--- Set exercise ---
Without including any images, repeat the data exactly.

=-=-=-=-=

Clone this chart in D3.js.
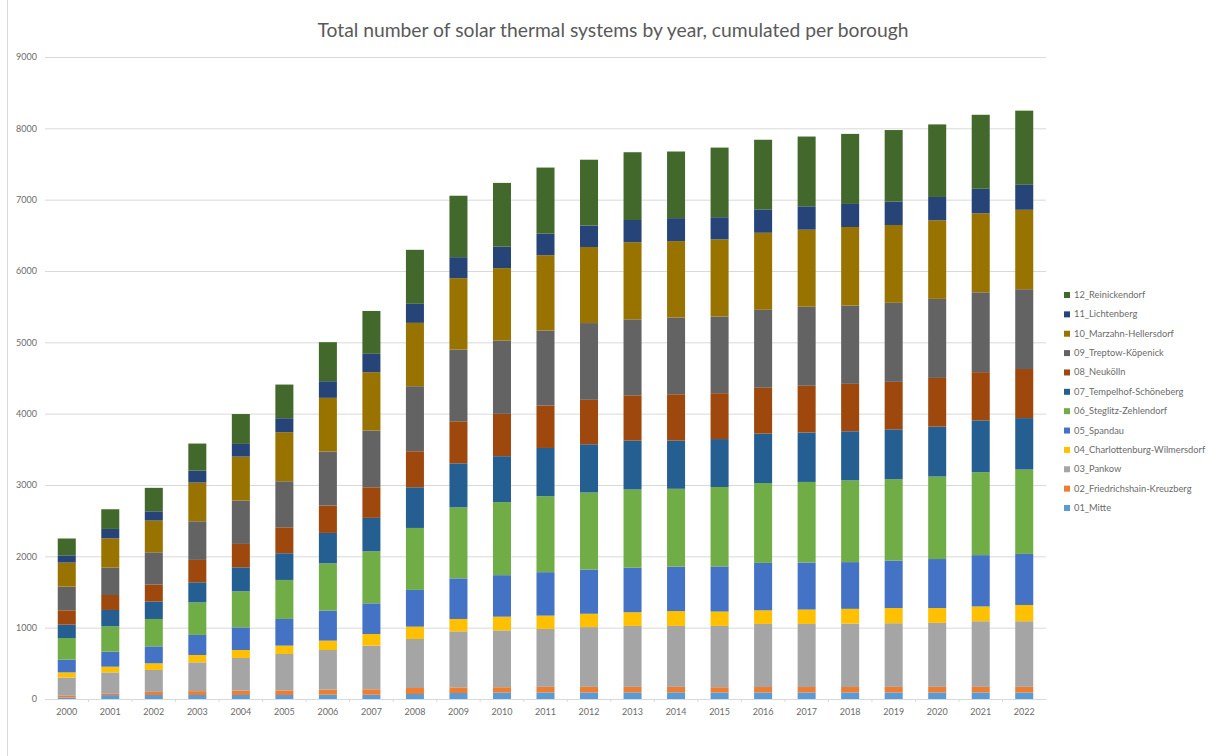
<!DOCTYPE html>
<html>
<head>
<meta charset="utf-8">
<script src="https://cdn.jsdelivr.net/npm/d3@7"></script>
<style>
	body { margin: 0; background: #fff; }
	svg { display: block; }
	text { font-family: Lato, "Open Sans", sans-serif; }
</style>
</head>
<body>
<svg id="chart" width="1220" height="756"></svg>
<script>
const years = ['2000','2001','2002','2003','2004','2005','2006','2007','2008','2009','2010','2011',
	'2012','2013','2014','2015','2016','2017','2018','2019','2020','2021','2022'];

const boroughs = ['01_Mitte','02_Friedrichshain-Kreuzberg','03_Pankow','04_Charlottenburg-Wilmersdorf',
	'05_Spandau','06_Steglitz-Zehlendorf','07_Tempelhof-Schöneberg','08_Neukölln','09_Treptow-Köpenick',
	'10_Marzahn-Hellersdorf','11_Lichtenberg','12_Reinickendorf'];

const boroughColors = ['#5b9bd5','#ed7d31','#a5a5a5','#ffc000','#4472c4','#70ad47',
	'#255e91','#9e480e','#636363','#997300','#264478','#43682b'];

const yTicks = [0, 1000, 2000, 3000, 4000, 5000, 6000, 7000, 8000, 9000];

// systems per borough and year
const mitte = [20,55,56,56,56,56,60,60,70,84,90,92,92,93,93,90,92,92,92,92,92,92,92];
const friedrichshain = [25,25,44,54,61,65,71,76,84,79,75,78,78,77,77,75,76,76,76,78,78,78,78];
const pankow = [255,293,307,404,458,510,556,612,687,785,797,812,838,854,854,859,884,884,888,892,897,920,920];
const charlottenburg = [73,80,93,103,112,117,131,163,173,174,192,187,187,192,208,202,191,202,208,213,208,207,228];
const spandau = [178,210,238,281,317,374,420,430,515,569,582,609,619,624,624,633,665,659,655,666,687,720,716];
const steglitz = [304,355,384,457,505,547,664,729,869,996,1024,1065,1081,1097,1091,1113,1119,1130,1146,1140,1157,1163,1183];
const tempelhof = [187,230,243,281,337,374,426,469,570,617,644,676,676,686,676,672,693,693,688,699,699,726,721];
const neukoelln = [201,210,238,314,328,364,383,429,505,589,593,597,623,634,649,643,643,655,665,666,683,676,688];
const treptow = [332,383,453,541,607,645,757,795,912,1006,1029,1050,1076,1065,1076,1075,1093,1108,1097,1108,1108,1119,1119];
const marzahn = [337,411,445,543,617,688,754,818,888,1000,1014,1055,1066,1081,1071,1081,1080,1080,1102,1091,1102,1108,1113];
const lichtenberg = [102,132,130,168,178,196,233,258,267,295,301,302,301,312,322,311,328,328,323,327,327,344,350];
const reinickendorf = [236,276,329,379,419,472,547,601,757,861,894,927,923,950,934,976,976,978,982,1004,1017,1037,1040];

const seriesValues = [mitte, friedrichshain, pankow, charlottenburg, spandau, steglitz,
	tempelhof, neukoelln, treptow, marzahn, lichtenberg, reinickendorf];

//-- layout --//

const plot = { left: 45, right: 1046, top: 57, bottom: 699 };
const textColor = '#6b6b6b';
const gridColor = '#d9d9d9';

const svg = d3.select('#chart');

// rows for d3.stack
let table = years.map(function(year, i) {
	let row = { year: year };
	boroughs.forEach(function(b, k) { row[b] = seriesValues[k][i]; });
	return row;
});

let stacked = d3.stack().keys(boroughs)(table);

let xScale = d3.scaleBand()
	.domain(years)
	.range([ plot.left, plot.right ])
	.paddingInner(0.586)
	.paddingOuter(0.293);
let yScale = d3.scaleLinear()
	.domain([ 0, 9000 ])
	.range([ plot.bottom, plot.top ]);
let color = d3.scaleOrdinal()
	.domain(boroughs)
	.range(boroughColors);

drawFrame();
drawTitle();
drawGrid();
drawBars();
drawXAxis();
drawLegend();

//-- functions --//

function drawFrame() {
	svg.append('line')
		.attr('x1', 7.5).attr('x2', 7.5)
		.attr('y1', 0).attr('y2', 756)
		.attr('stroke', gridColor);
}

function drawTitle() {
	svg.append('text')
		.attr('x', 613)
		.attr('y', 37)
		.attr('text-anchor', 'middle')
		.attr('font-size', 19.3)
		.attr('fill', '#595959')
		.text('Total number of solar thermal systems by year, cumulated per borough');
}

function drawGrid() {
	let yAxis = d3.axisLeft(yScale)
		.tickValues(yTicks)
		.tickSize(-(plot.right - plot.left))
		.tickPadding(8)
		.tickFormat(d3.format('d'));

	let g = svg.append('g')
		.attr('transform', 'translate(' + plot.left + ',0)')
		.call(yAxis);

	g.select('.domain').remove();
	g.selectAll('.tick line')
		.attr('stroke', gridColor);
	g.selectAll('.tick text')
		.attr('fill', textColor)
		.attr('font-size', 9);
}

function drawBars() {
	svg.append('g')
		.selectAll('g')
		.data(stacked)
		.join('g')
		.attr('fill', function(d) { return color(d.key); })
		.selectAll('rect')
		.data(function(d) { return d; })
		.join('rect')
		.attr('x', function(d) { return xScale(d.data.year); })
		.attr('y', function(d) { return yScale(d[1]); })
		.attr('width', xScale.bandwidth())
		.attr('height', function(d) { return yScale(d[0]) - yScale(d[1]); });
}

function drawXAxis() {
	let xAxis = d3.axisBottom(xScale)
		.tickSize(0)
		.tickPadding(10);

	let g = svg.append('g')
		.attr('transform', 'translate(0,' + plot.bottom + ')')
		.call(xAxis);

	g.select('.domain')
		.attr('stroke', gridColor);
	g.selectAll('.tick text')
		.attr('fill', textColor)
		.attr('font-size', 9);

	// small marks between categories
	g.selectAll('.sep')
		.data(years.slice(1))
		.join('line')
		.attr('class', 'sep')
		.attr('x1', function(d) { return xScale(d) - xScale.step() * xScale.paddingInner() / 2; })
		.attr('x2', function(d) { return xScale(d) - xScale.step() * xScale.paddingInner() / 2; })
		.attr('y1', 0)
		.attr('y2', 3)
		.attr('stroke', gridColor);
}

function drawLegend() {
	let legendItems = boroughs.slice().reverse();
	let legendY = d3.scalePoint()
		.domain(legendItems)
		.range([ 295, 508 ]);

	let item = svg.append('g')
		.selectAll('g')
		.data(legendItems)
		.join('g')
		.attr('transform', function(d) { return 'translate(1064,' + legendY(d) + ')'; });

	item.append('rect')
		.attr('x', 0)
		.attr('y', -3)
		.attr('width', 6)
		.attr('height', 6)
		.attr('fill', function(d) { return color(d); });

	item.append('text')
		.attr('x', 10)
		.attr('y', 3)
		.attr('font-size', 9.3)
		.attr('fill', textColor)
		.text(function(d) { return d; });
}
</script>
</body>
</html>
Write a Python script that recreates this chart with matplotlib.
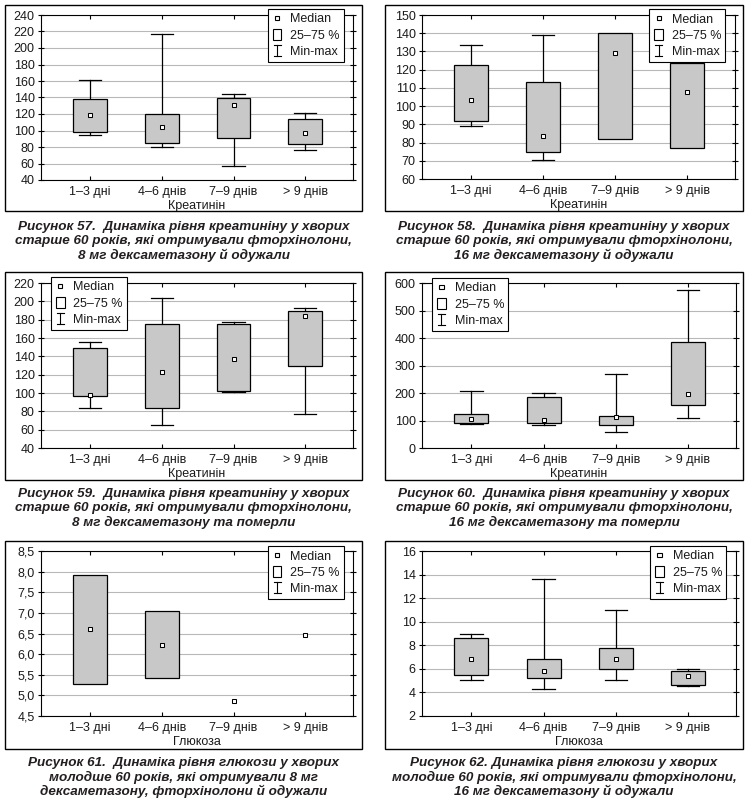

=-=-=-=-=

--- Solution for this exercise ---
Clone this chart in D3.js.
<!DOCTYPE html>
<html>
<head>
<meta charset="utf-8">
<script src="https://cdn.jsdelivr.net/npm/d3@7"></script>
<style>
	body { margin: 0; background: #fff; }
	svg { display: block; }
	text { font-family: Lato, "Open Sans", sans-serif; }
</style>
</head>
<body>
<svg id="chart" width="1220" height="756"></svg>
<script>
const years = ['2000','2001','2002','2003','2004','2005','2006','2007','2008','2009','2010','2011',
	'2012','2013','2014','2015','2016','2017','2018','2019','2020','2021','2022'];

const boroughs = ['01_Mitte','02_Friedrichshain-Kreuzberg','03_Pankow','04_Charlottenburg-Wilmersdorf',
	'05_Spandau','06_Steglitz-Zehlendorf','07_Tempelhof-Schöneberg','08_Neukölln','09_Treptow-Köpenick',
	'10_Marzahn-Hellersdorf','11_Lichtenberg','12_Reinickendorf'];

const boroughColors = ['#5b9bd5','#ed7d31','#a5a5a5','#ffc000','#4472c4','#70ad47',
	'#255e91','#9e480e','#636363','#997300','#264478','#43682b'];

const yTicks = [0, 1000, 2000, 3000, 4000, 5000, 6000, 7000, 8000, 9000];

// systems per borough and year
const mitte = [20,55,56,56,56,56,60,60,70,84,90,92,92,93,93,90,92,92,92,92,92,92,92];
const friedrichshain = [25,25,44,54,61,65,71,76,84,79,75,78,78,77,77,75,76,76,76,78,78,78,78];
const pankow = [255,293,307,404,458,510,556,612,687,785,797,812,838,854,854,859,884,884,888,892,897,920,920];
const charlottenburg = [73,80,93,103,112,117,131,163,173,174,192,187,187,192,208,202,191,202,208,213,208,207,228];
const spandau = [178,210,238,281,317,374,420,430,515,569,582,609,619,624,624,633,665,659,655,666,687,720,716];
const steglitz = [304,355,384,457,505,547,664,729,869,996,1024,1065,1081,1097,1091,1113,1119,1130,1146,1140,1157,1163,1183];
const tempelhof = [187,230,243,281,337,374,426,469,570,617,644,676,676,686,676,672,693,693,688,699,699,726,721];
const neukoelln = [201,210,238,314,328,364,383,429,505,589,593,597,623,634,649,643,643,655,665,666,683,676,688];
const treptow = [332,383,453,541,607,645,757,795,912,1006,1029,1050,1076,1065,1076,1075,1093,1108,1097,1108,1108,1119,1119];
const marzahn = [337,411,445,543,617,688,754,818,888,1000,1014,1055,1066,1081,1071,1081,1080,1080,1102,1091,1102,1108,1113];
const lichtenberg = [102,132,130,168,178,196,233,258,267,295,301,302,301,312,322,311,328,328,323,327,327,344,350];
const reinickendorf = [236,276,329,379,419,472,547,601,757,861,894,927,923,950,934,976,976,978,982,1004,1017,1037,1040];

const seriesValues = [mitte, friedrichshain, pankow, charlottenburg, spandau, steglitz,
	tempelhof, neukoelln, treptow, marzahn, lichtenberg, reinickendorf];

//-- layout --//

const plot = { left: 45, right: 1046, top: 57, bottom: 699 };
const textColor = '#6b6b6b';
const gridColor = '#d9d9d9';

const svg = d3.select('#chart');

// rows for d3.stack
let table = years.map(function(year, i) {
	let row = { year: year };
	boroughs.forEach(function(b, k) { row[b] = seriesValues[k][i]; });
	return row;
});

let stacked = d3.stack().keys(boroughs)(table);

let xScale = d3.scaleBand()
	.domain(years)
	.range([ plot.left, plot.right ])
	.paddingInner(0.586)
	.paddingOuter(0.293);
let yScale = d3.scaleLinear()
	.domain([ 0, 9000 ])
	.range([ plot.bottom, plot.top ]);
let color = d3.scaleOrdinal()
	.domain(boroughs)
	.range(boroughColors);

drawFrame();
drawTitle();
drawGrid();
drawBars();
drawXAxis();
drawLegend();

//-- functions --//

function drawFrame() {
	svg.append('line')
		.attr('x1', 7.5).attr('x2', 7.5)
		.attr('y1', 0).attr('y2', 756)
		.attr('stroke', gridColor);
}

function drawTitle() {
	svg.append('text')
		.attr('x', 613)
		.attr('y', 37)
		.attr('text-anchor', 'middle')
		.attr('font-size', 19.3)
		.attr('fill', '#595959')
		.text('Total number of solar thermal systems by year, cumulated per borough');
}

function drawGrid() {
	let yAxis = d3.axisLeft(yScale)
		.tickValues(yTicks)
		.tickSize(-(plot.right - plot.left))
		.tickPadding(8)
		.tickFormat(d3.format('d'));

	let g = svg.append('g')
		.attr('transform', 'translate(' + plot.left + ',0)')
		.call(yAxis);

	g.select('.domain').remove();
	g.selectAll('.tick line')
		.attr('stroke', gridColor);
	g.selectAll('.tick text')
		.attr('fill', textColor)
		.attr('font-size', 9);
}

function drawBars() {
	svg.append('g')
		.selectAll('g')
		.data(stacked)
		.join('g')
		.attr('fill', function(d) { return color(d.key); })
		.selectAll('rect')
		.data(function(d) { return d; })
		.join('rect')
		.attr('x', function(d) { return xScale(d.data.year); })
		.attr('y', function(d) { return yScale(d[1]); })
		.attr('width', xScale.bandwidth())
		.attr('height', function(d) { return yScale(d[0]) - yScale(d[1]); });
}

function drawXAxis() {
	let xAxis = d3.axisBottom(xScale)
		.tickSize(0)
		.tickPadding(10);

	let g = svg.append('g')
		.attr('transform', 'translate(0,' + plot.bottom + ')')
		.call(xAxis);

	g.select('.domain')
		.attr('stroke', gridColor);
	g.selectAll('.tick text')
		.attr('fill', textColor)
		.attr('font-size', 9);

	// small marks between categories
	g.selectAll('.sep')
		.data(years.slice(1))
		.join('line')
		.attr('class', 'sep')
		.attr('x1', function(d) { return xScale(d) - xScale.step() * xScale.paddingInner() / 2; })
		.attr('x2', function(d) { return xScale(d) - xScale.step() * xScale.paddingInner() / 2; })
		.attr('y1', 0)
		.attr('y2', 3)
		.attr('stroke', gridColor);
}

function drawLegend() {
	let legendItems = boroughs.slice().reverse();
	let legendY = d3.scalePoint()
		.domain(legendItems)
		.range([ 295, 508 ]);

	let item = svg.append('g')
		.selectAll('g')
		.data(legendItems)
		.join('g')
		.attr('transform', function(d) { return 'translate(1064,' + legendY(d) + ')'; });

	item.append('rect')
		.attr('x', 0)
		.attr('y', -3)
		.attr('width', 6)
		.attr('height', 6)
		.attr('fill', function(d) { return color(d); });

	item.append('text')
		.attr('x', 10)
		.attr('y', 3)
		.attr('font-size', 9.3)
		.attr('fill', textColor)
		.text(function(d) { return d; });
}
</script>
</body>
</html>
Write a Python script that recreates this chart with matplotlib.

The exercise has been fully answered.